- [Rows]:
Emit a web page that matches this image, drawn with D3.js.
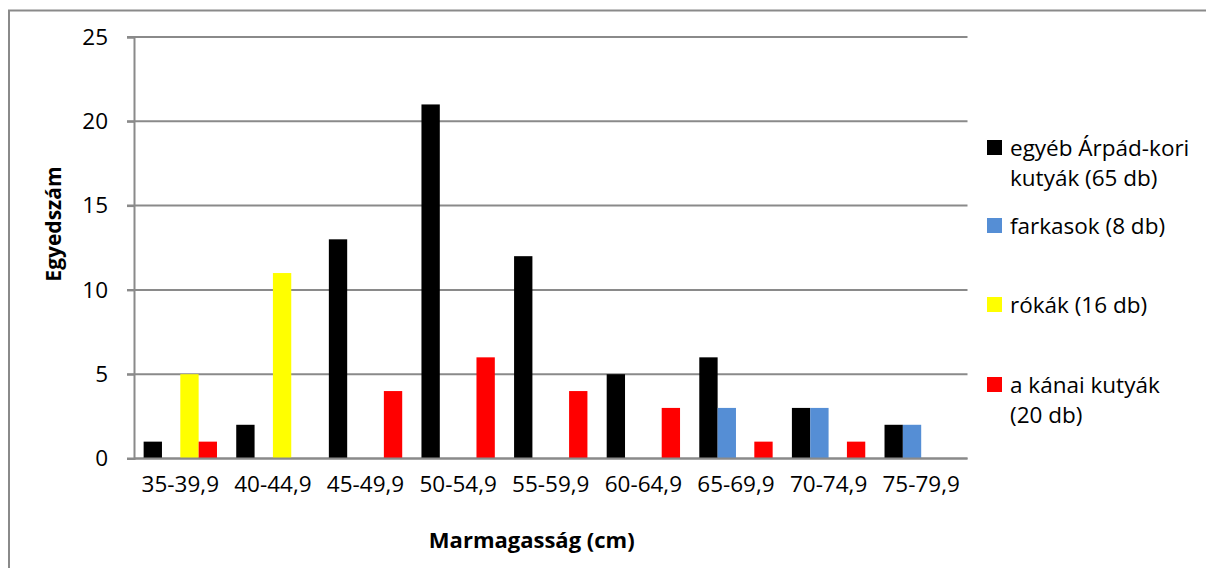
* * *
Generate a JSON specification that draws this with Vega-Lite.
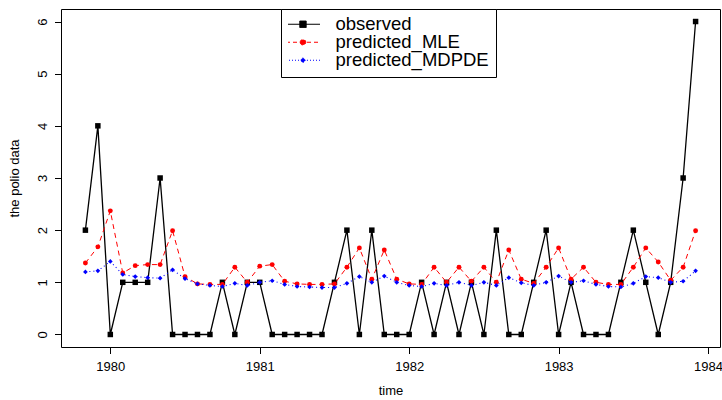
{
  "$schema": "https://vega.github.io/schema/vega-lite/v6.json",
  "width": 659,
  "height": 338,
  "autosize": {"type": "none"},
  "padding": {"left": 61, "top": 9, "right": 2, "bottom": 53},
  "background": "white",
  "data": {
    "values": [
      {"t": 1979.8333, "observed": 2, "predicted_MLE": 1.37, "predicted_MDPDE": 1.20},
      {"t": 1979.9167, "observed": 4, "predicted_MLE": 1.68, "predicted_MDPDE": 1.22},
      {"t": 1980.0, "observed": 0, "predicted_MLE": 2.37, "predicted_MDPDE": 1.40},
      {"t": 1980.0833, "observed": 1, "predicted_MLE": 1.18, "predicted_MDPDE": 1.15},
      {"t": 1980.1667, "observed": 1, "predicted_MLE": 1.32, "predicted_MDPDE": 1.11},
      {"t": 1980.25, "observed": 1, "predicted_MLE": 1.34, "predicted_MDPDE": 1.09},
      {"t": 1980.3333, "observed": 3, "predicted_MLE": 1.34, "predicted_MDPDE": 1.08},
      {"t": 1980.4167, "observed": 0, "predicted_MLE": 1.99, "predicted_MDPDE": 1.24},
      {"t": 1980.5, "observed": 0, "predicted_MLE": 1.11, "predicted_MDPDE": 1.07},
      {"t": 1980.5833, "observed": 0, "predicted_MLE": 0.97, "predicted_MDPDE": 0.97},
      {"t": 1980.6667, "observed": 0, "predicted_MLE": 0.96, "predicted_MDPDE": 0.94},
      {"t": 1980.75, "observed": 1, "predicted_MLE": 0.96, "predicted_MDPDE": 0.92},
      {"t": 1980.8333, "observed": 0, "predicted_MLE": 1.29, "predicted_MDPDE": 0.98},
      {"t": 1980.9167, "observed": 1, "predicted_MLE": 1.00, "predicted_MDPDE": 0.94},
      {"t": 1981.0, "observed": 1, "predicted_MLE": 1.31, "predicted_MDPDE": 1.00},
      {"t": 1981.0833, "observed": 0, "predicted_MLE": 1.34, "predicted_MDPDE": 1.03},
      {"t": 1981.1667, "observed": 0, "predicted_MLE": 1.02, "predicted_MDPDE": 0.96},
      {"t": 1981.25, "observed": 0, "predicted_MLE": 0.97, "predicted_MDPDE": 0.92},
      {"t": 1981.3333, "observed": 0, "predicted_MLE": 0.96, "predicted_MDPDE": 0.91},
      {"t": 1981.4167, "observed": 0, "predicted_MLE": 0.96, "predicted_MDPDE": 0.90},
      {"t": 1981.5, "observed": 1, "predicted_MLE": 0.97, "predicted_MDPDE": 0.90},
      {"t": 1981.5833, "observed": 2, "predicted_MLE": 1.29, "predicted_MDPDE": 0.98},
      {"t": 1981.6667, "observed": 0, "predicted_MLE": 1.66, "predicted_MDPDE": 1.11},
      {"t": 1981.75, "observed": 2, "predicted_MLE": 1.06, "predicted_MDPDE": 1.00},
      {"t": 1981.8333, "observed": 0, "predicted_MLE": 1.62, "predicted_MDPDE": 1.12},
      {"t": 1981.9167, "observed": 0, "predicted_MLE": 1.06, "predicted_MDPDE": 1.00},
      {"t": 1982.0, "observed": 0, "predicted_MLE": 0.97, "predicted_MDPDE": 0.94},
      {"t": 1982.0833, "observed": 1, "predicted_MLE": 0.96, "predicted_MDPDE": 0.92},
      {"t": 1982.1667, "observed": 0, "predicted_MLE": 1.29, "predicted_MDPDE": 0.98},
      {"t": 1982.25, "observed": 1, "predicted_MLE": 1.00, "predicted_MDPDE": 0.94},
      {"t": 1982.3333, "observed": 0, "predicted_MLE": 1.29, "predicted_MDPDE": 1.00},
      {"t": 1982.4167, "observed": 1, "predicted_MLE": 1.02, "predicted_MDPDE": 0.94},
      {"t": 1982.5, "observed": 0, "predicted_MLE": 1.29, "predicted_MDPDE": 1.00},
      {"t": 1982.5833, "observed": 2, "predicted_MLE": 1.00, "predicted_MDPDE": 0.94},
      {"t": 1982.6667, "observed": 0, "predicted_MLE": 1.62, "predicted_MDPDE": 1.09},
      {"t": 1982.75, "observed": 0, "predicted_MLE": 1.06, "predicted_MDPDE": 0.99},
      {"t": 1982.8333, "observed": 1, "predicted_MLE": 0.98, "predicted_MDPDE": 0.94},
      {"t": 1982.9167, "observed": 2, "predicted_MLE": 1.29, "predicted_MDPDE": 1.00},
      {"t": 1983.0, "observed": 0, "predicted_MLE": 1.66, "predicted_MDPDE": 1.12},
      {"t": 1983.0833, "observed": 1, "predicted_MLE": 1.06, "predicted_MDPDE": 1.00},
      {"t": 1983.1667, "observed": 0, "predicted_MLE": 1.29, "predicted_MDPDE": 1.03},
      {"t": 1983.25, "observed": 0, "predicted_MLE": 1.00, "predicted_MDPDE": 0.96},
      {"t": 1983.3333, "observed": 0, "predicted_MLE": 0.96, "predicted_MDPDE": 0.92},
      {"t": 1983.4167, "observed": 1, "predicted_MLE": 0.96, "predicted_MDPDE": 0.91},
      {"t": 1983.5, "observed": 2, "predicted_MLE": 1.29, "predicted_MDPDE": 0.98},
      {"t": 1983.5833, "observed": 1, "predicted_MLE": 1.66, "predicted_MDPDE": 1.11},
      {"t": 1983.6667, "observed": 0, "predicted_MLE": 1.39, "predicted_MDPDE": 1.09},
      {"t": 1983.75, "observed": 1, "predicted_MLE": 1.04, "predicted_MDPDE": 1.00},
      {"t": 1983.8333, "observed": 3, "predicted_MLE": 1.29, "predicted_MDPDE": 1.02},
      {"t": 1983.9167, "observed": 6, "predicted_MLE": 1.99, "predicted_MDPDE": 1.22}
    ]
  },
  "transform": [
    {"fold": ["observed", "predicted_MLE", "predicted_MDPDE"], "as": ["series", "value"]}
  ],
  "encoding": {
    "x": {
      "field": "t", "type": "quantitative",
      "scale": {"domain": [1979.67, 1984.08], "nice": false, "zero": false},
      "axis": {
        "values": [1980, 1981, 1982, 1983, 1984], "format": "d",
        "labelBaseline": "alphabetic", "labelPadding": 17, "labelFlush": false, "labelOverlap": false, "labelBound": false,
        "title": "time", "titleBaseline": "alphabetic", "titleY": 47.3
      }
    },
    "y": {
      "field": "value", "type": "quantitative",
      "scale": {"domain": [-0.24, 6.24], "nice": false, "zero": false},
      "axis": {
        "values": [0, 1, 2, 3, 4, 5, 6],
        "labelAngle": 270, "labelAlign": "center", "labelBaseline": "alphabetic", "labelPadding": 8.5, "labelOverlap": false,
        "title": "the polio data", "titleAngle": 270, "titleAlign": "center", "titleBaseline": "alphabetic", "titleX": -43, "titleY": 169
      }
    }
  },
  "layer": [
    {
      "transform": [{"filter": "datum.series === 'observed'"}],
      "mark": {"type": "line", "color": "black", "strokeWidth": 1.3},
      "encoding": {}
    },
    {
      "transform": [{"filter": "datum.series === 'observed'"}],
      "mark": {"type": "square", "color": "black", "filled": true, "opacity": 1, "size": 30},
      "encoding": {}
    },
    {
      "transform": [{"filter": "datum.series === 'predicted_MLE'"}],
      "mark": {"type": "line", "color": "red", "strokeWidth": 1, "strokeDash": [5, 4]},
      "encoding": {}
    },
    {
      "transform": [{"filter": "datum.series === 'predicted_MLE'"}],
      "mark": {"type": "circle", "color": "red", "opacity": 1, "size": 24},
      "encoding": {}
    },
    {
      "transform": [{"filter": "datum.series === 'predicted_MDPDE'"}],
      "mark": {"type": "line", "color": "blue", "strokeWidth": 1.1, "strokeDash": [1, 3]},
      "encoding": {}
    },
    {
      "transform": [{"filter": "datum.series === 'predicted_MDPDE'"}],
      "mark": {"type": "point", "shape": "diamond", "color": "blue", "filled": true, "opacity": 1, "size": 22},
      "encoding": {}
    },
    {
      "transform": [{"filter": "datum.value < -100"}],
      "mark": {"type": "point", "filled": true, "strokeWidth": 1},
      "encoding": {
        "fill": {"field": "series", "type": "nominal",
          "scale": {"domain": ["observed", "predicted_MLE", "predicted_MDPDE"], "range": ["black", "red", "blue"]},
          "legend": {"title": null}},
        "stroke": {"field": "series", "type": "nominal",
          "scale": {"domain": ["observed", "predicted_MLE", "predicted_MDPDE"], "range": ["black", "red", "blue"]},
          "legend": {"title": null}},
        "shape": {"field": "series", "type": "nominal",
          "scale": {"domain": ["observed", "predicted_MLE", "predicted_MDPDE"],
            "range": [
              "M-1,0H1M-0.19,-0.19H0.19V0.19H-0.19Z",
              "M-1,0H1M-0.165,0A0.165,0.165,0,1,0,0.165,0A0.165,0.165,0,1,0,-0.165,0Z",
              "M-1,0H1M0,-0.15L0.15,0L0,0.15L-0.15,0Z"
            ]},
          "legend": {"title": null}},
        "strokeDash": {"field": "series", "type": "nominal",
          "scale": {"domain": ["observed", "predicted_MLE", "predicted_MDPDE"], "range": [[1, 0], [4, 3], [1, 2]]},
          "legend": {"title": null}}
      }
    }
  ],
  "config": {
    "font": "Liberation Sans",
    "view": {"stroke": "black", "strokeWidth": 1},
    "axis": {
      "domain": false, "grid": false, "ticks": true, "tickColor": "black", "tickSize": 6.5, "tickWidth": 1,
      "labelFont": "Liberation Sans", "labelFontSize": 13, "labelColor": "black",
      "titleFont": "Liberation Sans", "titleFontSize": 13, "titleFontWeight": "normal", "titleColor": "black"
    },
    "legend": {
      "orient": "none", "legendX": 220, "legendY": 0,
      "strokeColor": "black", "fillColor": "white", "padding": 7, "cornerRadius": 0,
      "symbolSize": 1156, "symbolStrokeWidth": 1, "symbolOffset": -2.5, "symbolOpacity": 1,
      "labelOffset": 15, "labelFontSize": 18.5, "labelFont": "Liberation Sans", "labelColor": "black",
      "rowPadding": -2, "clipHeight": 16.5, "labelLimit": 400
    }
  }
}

- [Your goal]: Search the entries for the string "with" and collect each line that has it.

- [Written solution]:
Emit a web page that matches this image, drawn with D3.js.
Generate a JSON specification that draws this with Vega-Lite.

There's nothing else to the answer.